For the week ending Sunday (June 28), used sales for franchised dealers were 12% stronger than what pre-pandemic forecasts called for. This performance followed gains of 17% for the week ending June 21, 23% the week ending June 14 and 14% the week ending June 7.

“The strong demand for used vehicles is consistent with prior periods of challenging economic conditions,” J.D. Power said in its report. “Additionally, reduced incentives on new vehicles drove up monthly payments, which further bolstered demand for the affordability of used vehicles.”

In an analysis last week, TrueCar subsidiary ALG was projecting that June’s used-car sales, while still much softer than year-ago levels, would climb 16% month-over-month.

And conditions could improve further in pre-owned, with additional supply on the horizon, financing deals and attractive prices.

Plus, the initially heavier impact on used from COVID-19 compared to new may “reverse itself,” says ALG chief industry analyst Eric Lyman.

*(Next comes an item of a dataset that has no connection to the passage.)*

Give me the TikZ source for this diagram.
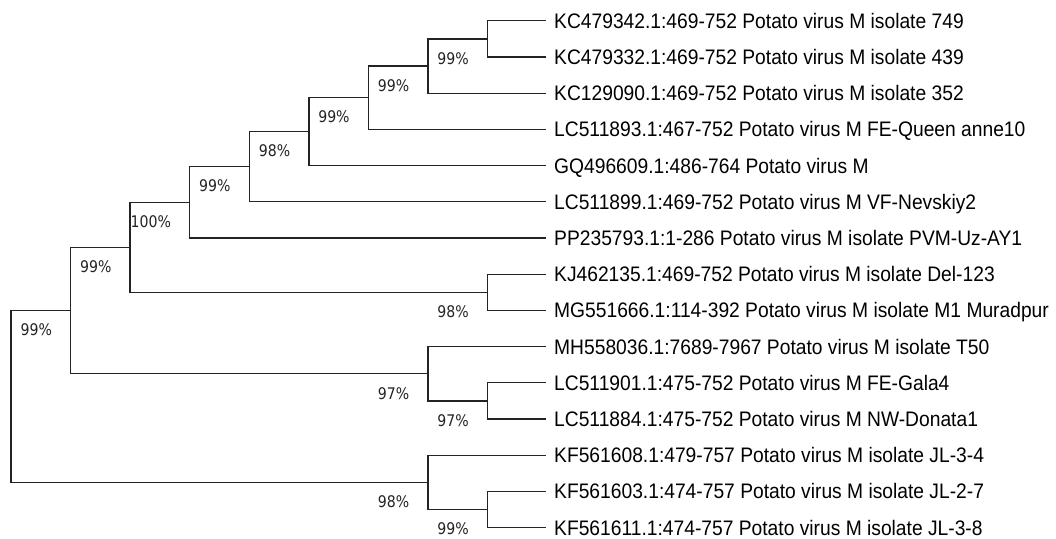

Overall, ALG was projecting 2,719,074 used-vehicle sales for June. That’s a 20% decline from June 2019 but a 16% uptick from May.

“While used-vehicle sales were initially hit harder than new vehicles due to COVID-19 impact, we expect that trend to reverse itself now due to new car inventory shortfalls.

“Used-vehicle inventory is always much larger than new and lease returns have been picking back up, adding a flood of 2- to 3-year-old vehicles back into the used market,” Lyman said.

“Additionally, there’s attractive financing and lower price points which are all helping spur increased demand in the used-vehicle market.”